Methods: Sixteen patients with septic shock were enrolled in the present study. Each patient received dopamine firstly, then in a random succession epinephrine, norepinephrine, or norepinephrine-dobutamine, a mean systemic arterial pressure adjusted to >9.31 kPa. After 120 min of each treatment, hemodynamic, oxygen metabolic, and gastric mucosal parameters were obtained.
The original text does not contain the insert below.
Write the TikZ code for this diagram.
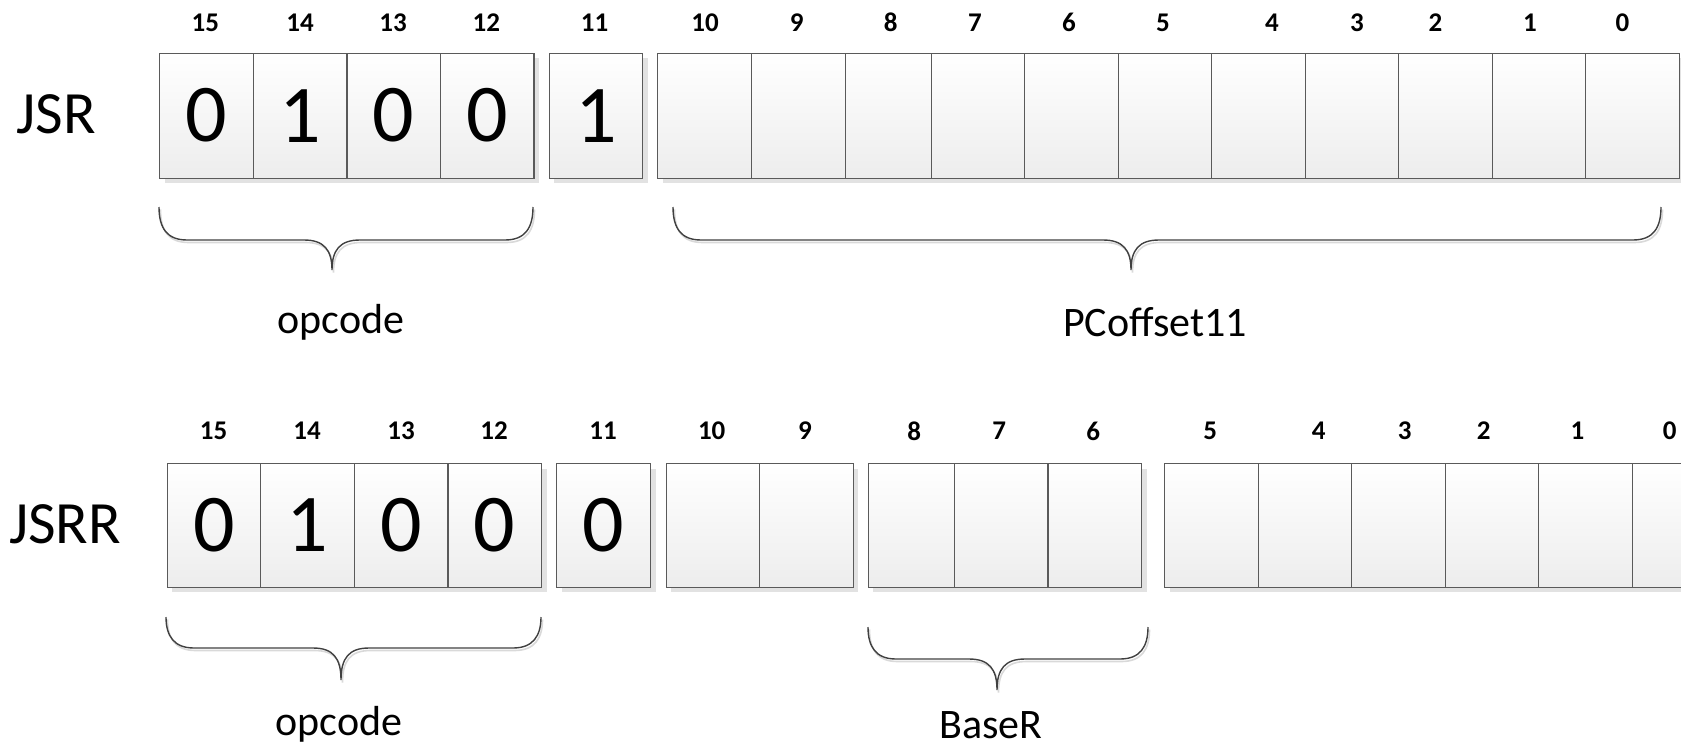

Results: Epinephrine induced a significant increase in heart rate compared with other three groups (P <0.05), and a significant higher cardiac index compared with norepinephrine alone and norepinephrine-dobutamine (P <0.05). Oxygen extraction ratio values were lower with epinephrine infusion as compared with other three groups (P <0.05). Arterial lactate concentrations decreased significantly with norepinephrine-dobutamine as compared with dopamine and epinephrine infusions (P <0.05). As compared with epinephrine infusion, the gastric intramucosal pH values were higher with norepinephrine-dobutamine infusion (7.25+/-0.09 vs 7.14+/-0.07, P <0.05).
Conclusion: Dopamine, norepinephrine, epinephrine, or norepinephrine-dobutamine improved blood pressure. Epinephrine and dopamine had deleterious effect on oxygen metabolism, while norepinephrine plus low dose of dobutamine improved gastric mucosal perfusion and tissue oxygen utilization.